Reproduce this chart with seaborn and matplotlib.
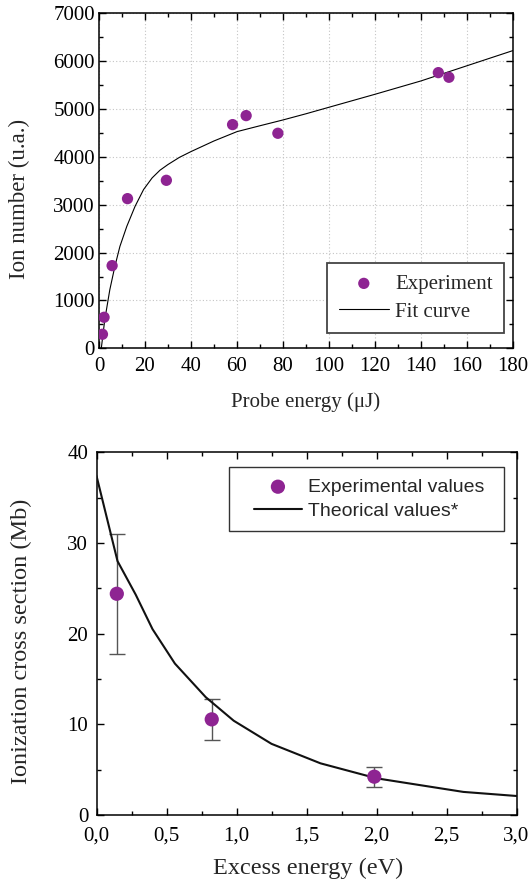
import numpy as np
import pandas as pd
import matplotlib
matplotlib.use("Agg")
import matplotlib.pyplot as plt
from matplotlib.ticker import MultipleLocator, FixedLocator, FixedFormatter
from matplotlib.patches import Rectangle
import seaborn as sns

# ---------------- data: top panel ----------------
probe_energy = [1.5, 2.2, 5.7, 12.4, 29.3, 58.1, 64.0, 77.8, 147.6, 152.2]
ion_number = [293, 648, 1727, 3127, 3510, 4674, 4862, 4493, 5760, 5663]
fit_x = [1.0, 2.5, 4.7, 6.9, 9.1, 12.1, 15.7, 19.4, 23.1, 26.5, 30, 35, 40, 50, 60, 70, 80, 90,
         100, 120, 140, 160, 180]
fit_y = [0, 594, 1223, 1712, 2130, 2549, 2968, 3318, 3560, 3720, 3840, 3990, 4110, 4332, 4527,
         4650, 4771, 4900, 5036, 5307, 5586, 5903, 6220]

# ---------------- data: bottom panel ----------------
excess_energy = [0.145, 0.823, 1.984]
cross_section = [24.4, 10.55, 4.23]
cross_err = [6.6, 2.3, 1.12]
theo_x = [0.0, 0.15, 0.28, 0.40, 0.56, 0.78, 0.98, 1.25, 1.60, 2.0, 2.62, 3.0]
theo_y = [37.4, 28.0, 24.3, 20.5, 16.7, 13.0, 10.4, 7.85, 5.7, 4.05, 2.55, 2.1]
bottom_xticks = [0.0, 0.5, 1.0, 1.5, 2.0, 2.5, 3.0]
bottom_xticklabels = ["0,0", "0,5", "1,0", "1,5", "2,0", "2,5", "3,0"]
top_xticks = [0, 20, 40, 60, 80, 100, 120, 140, 160, 180]
top_yticks = [0, 1000, 2000, 3000, 4000, 5000, 6000, 7000]
bottom_yticks = [0, 10, 20, 30, 40]

PURPLE = "#8e2492"

sns.set_style("ticks")
plt.rcParams["font.family"] = ["Liberation Serif", "DejaVu Serif"]

fig = plt.figure(figsize=(5.30, 8.86), dpi=100)

def style_axes(ax, size):
    for s in ax.spines.values():
        s.set_linewidth(1.1)
        s.set_color("black")
    ax.tick_params(which="both", direction="in", top=True, right=True,
                   width=1.0, colors="black", labelsize=size)
    ax.tick_params(which="major", length=5)
    ax.tick_params(which="minor", length=2.8)

# ---------------- top panel ----------------
ax1 = fig.add_axes([0.1868, 0.6069, 0.7808, 0.3781])
df_exp = pd.DataFrame({"x": probe_energy, "y": ion_number})
df_fit = pd.DataFrame({"x": fit_x, "y": fit_y})
sns.lineplot(data=df_fit, x="x", y="y", ax=ax1, color="black", linewidth=0.8,
             estimator=None, sort=False, label="Fit curve", zorder=2)
sns.scatterplot(data=df_exp, x="x", y="y", ax=ax1, color=PURPLE, s=66,
                edgecolor="none", label="Experiment", zorder=3)
ax1.set_xlim(0, 180)
ax1.set_ylim(0, 7000)
ax1.xaxis.set_major_locator(FixedLocator(top_xticks))
ax1.yaxis.set_major_locator(FixedLocator(top_yticks))
ax1.xaxis.set_minor_locator(MultipleLocator(10))
ax1.yaxis.set_minor_locator(MultipleLocator(500))
ax1.grid(True, which="major", color="#c4c4c4", linestyle=(0, (1, 2)), linewidth=0.8)
ax1.set_axisbelow(True)
style_axes(ax1, 15)
ax1.tick_params(axis="x", which="major", pad=6)
ax1.tick_params(axis="y", which="major", pad=3)
ax1.set_xlabel("Probe energy (μJ)", fontsize=15)
ax1.set_ylabel("Ion number (u.a.)", fontsize=16.5)
ax1.xaxis.set_label_coords(0.5, -0.13)
ax1.yaxis.set_label_coords(-0.166, 0.446)
h, l = ax1.get_legend_handles_labels()
order = [l.index("Experiment"), l.index("Fit curve")]
leg1 = ax1.legend([h[i] for i in order], [l[i] for i in order],
                  loc="lower right", bbox_to_anchor=(0.979, 0.045), borderaxespad=0,
                  fontsize=15, frameon=True, fancybox=False, handlelength=2.4,
                  handletextpad=0.3, borderpad=0.55, labelspacing=0.4,
                  markerscale=1.0)
leg1.get_frame().set_edgecolor("#444444")
leg1.get_frame().set_linewidth(1.3)
leg1.get_frame().set_alpha(1)

# ---------------- bottom panel ----------------
ax2 = fig.add_axes([0.1821, 0.0801, 0.7925, 0.4094])
df_theo = pd.DataFrame({"x": theo_x, "y": theo_y})
df_cs = pd.DataFrame({"x": excess_energy, "y": cross_section})
ax2.errorbar(excess_energy, cross_section, yerr=cross_err, fmt="none",
             ecolor="#555555", elinewidth=1.0, capsize=5.5, capthick=1.0, zorder=2)
sns.lineplot(data=df_theo, x="x", y="y", ax=ax2, color="#111111", linewidth=1.5,
             estimator=None, sort=False, label="Theorical values*", zorder=3)
sns.scatterplot(data=df_cs, x="x", y="y", ax=ax2, color=PURPLE, s=105,
                edgecolor="none", label="Experimental values", zorder=4)
ax2.set_xlim(0, 3.0)
ax2.set_ylim(0, 40)
ax2.xaxis.set_major_locator(FixedLocator(bottom_xticks))
ax2.xaxis.set_major_formatter(FixedFormatter(bottom_xticklabels))
ax2.yaxis.set_major_locator(FixedLocator(bottom_yticks))
ax2.xaxis.set_minor_locator(MultipleLocator(0.25))
ax2.yaxis.set_minor_locator(MultipleLocator(5))
ax2.grid(False)
style_axes(ax2, 15)
ax2.tick_params(axis="x", which="major", pad=8)
ax2.tick_params(axis="y", which="major", pad=6)
ax2.set_xlabel("Excess energy (eV)", fontsize=17.5)
ax2.set_ylabel("Ionization cross section (Mb)", fontsize=17.5)
ax2.xaxis.set_label_coords(0.503, -0.118)
ax2.yaxis.set_label_coords(-0.1536, 0.480)
h, l = ax2.get_legend_handles_labels()
order = [l.index("Experimental values"), l.index("Theorical values*")]
ax2.add_patch(Rectangle((0.3143, 0.783), 0.9693 - 0.3143, 0.9587 - 0.783,
                        transform=ax2.transAxes, facecolor="white", edgecolor="#333333",
                        linewidth=1.0, zorder=5))
leg2 = ax2.legend([h[i] for i in order], [l[i] for i in order],
                  loc="center", bbox_to_anchor=(0.6488, 0.8707), borderaxespad=0,
                  prop={"family": ["Liberation Sans", "DejaVu Sans"], "size": 14},
                  frameon=False, handlelength=2.45,
                  handletextpad=0.3, borderpad=0.3, labelspacing=0.35)
leg2.set_zorder(6)

fig.savefig("out.png", dpi=100)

---------------

Please restate the material above line by line, exactly, beginning at its first line and ending with the line that contains "4650, 4771, 4900, 5036, 5307, 5586, 5903, 6220]", without any pictures.

## FULL ANSWER
Reproduce this chart with seaborn and matplotlib.
import numpy as np
import pandas as pd
import matplotlib
matplotlib.use("Agg")
import matplotlib.pyplot as plt
from matplotlib.ticker import MultipleLocator, FixedLocator, FixedFormatter
from matplotlib.patches import Rectangle
import seaborn as sns

# ---------------- data: top panel ----------------
probe_energy = [1.5, 2.2, 5.7, 12.4, 29.3, 58.1, 64.0, 77.8, 147.6, 152.2]
ion_number = [293, 648, 1727, 3127, 3510, 4674, 4862, 4493, 5760, 5663]
fit_x = [1.0, 2.5, 4.7, 6.9, 9.1, 12.1, 15.7, 19.4, 23.1, 26.5, 30, 35, 40, 50, 60, 70, 80, 90,
         100, 120, 140, 160, 180]
fit_y = [0, 594, 1223, 1712, 2130, 2549, 2968, 3318, 3560, 3720, 3840, 3990, 4110, 4332, 4527,
         4650, 4771, 4900, 5036, 5307, 5586, 5903, 6220]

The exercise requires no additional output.